Interactive Data Structure
VisualizationsHeap Sort |

Sorting algorithms are among the most fundamental algorithms of computer science. A sorting algorithm takes an array of data and rearranges it so that it is in ascending, or sometimes descending order according to some sort key.

In this animation of sorting the data consists of an array of integers--the integers themselves are the sort key. There are many different algorithms that can be used to sort an array. Some algorithms are conceptually very intuitive while others are more subtle. Among sorting algorithms, those that are most efficient tend to be the most subtle. The heap sort algorithm belongs to this category. The heap sort algorithm relies on the connection between an complete binary tree and the array of values that correspond to it. The values in the array at the bottom of the screen are the same values that are in the tree enumerated in level order.

The primary advantage of the heap sort is its efficiency. The execution time efficiency of the heap sort is O(n log n). The memory efficiency of the heap sort, unlike the other n log n sorts, is constant, O(1), because the heap sort algorithm is not recursive.

The heap sort algorithm has two major steps.
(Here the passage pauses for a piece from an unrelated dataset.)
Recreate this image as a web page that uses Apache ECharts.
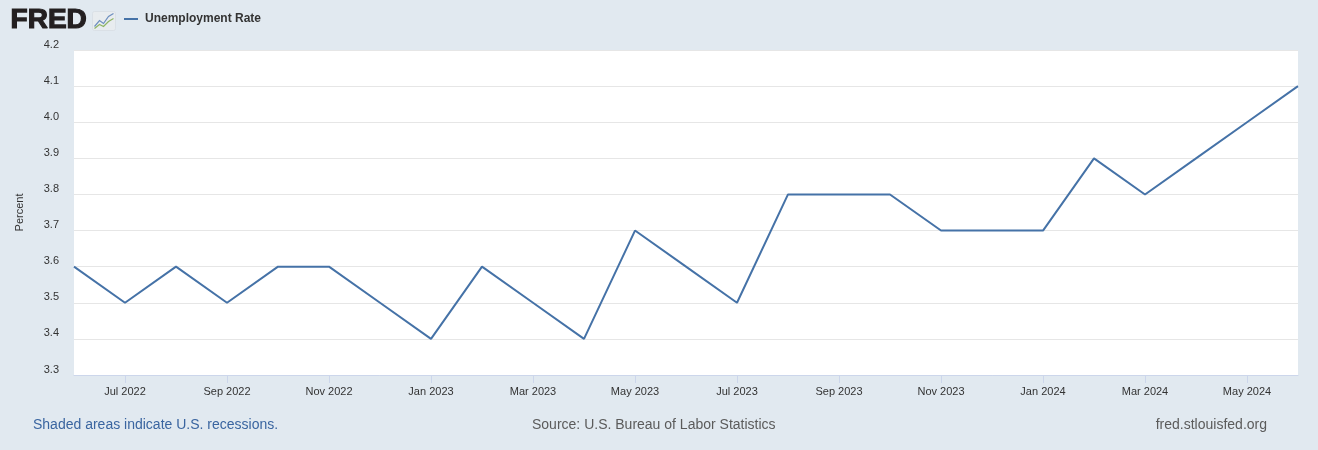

The first major step involves transforming the complete tree into a heap. The second major step is to perform the actual sort by extracting the largest element from the root and transforming the remaining tree into a heap.

In this step, the complete tree is transformed into a heap. This process is accomplished by beginning at the top of the tree. Each subtree is transformed into a heap by an operation similar to the enqueue operation of a priority queue. When you watch the animation, notice that the nodes at the top of the tree turn from blue to red. As each subtree is transformed into a heap, the node that constitutes its root becomes red. The big-O of this transformation into a heap is O(n log n) because it is done on each of the nodes n, the reheaping process must travel down one branch of the tree (log n).

Once the tree has been transformed into a heap, the root node contains the largest value--a property that is true of all heaps. The root value is swapped with the value in the right-most node on the lowest level. As you watch the animation, notice that the later node turns back to blue. Also its value in the list at the bottom of the screen becomes blue. The blue nodes and values are those that are in sorted order. Excluding the right-most node at the bottom level from the tree, the remaining subtree is almost a heap. It is then changed back into a heap. This operation is similar to the dequeue operation of a priority queue. The big-O of the second step is O(n log n) because it must be performed on each node (n), the reheaping process being log n.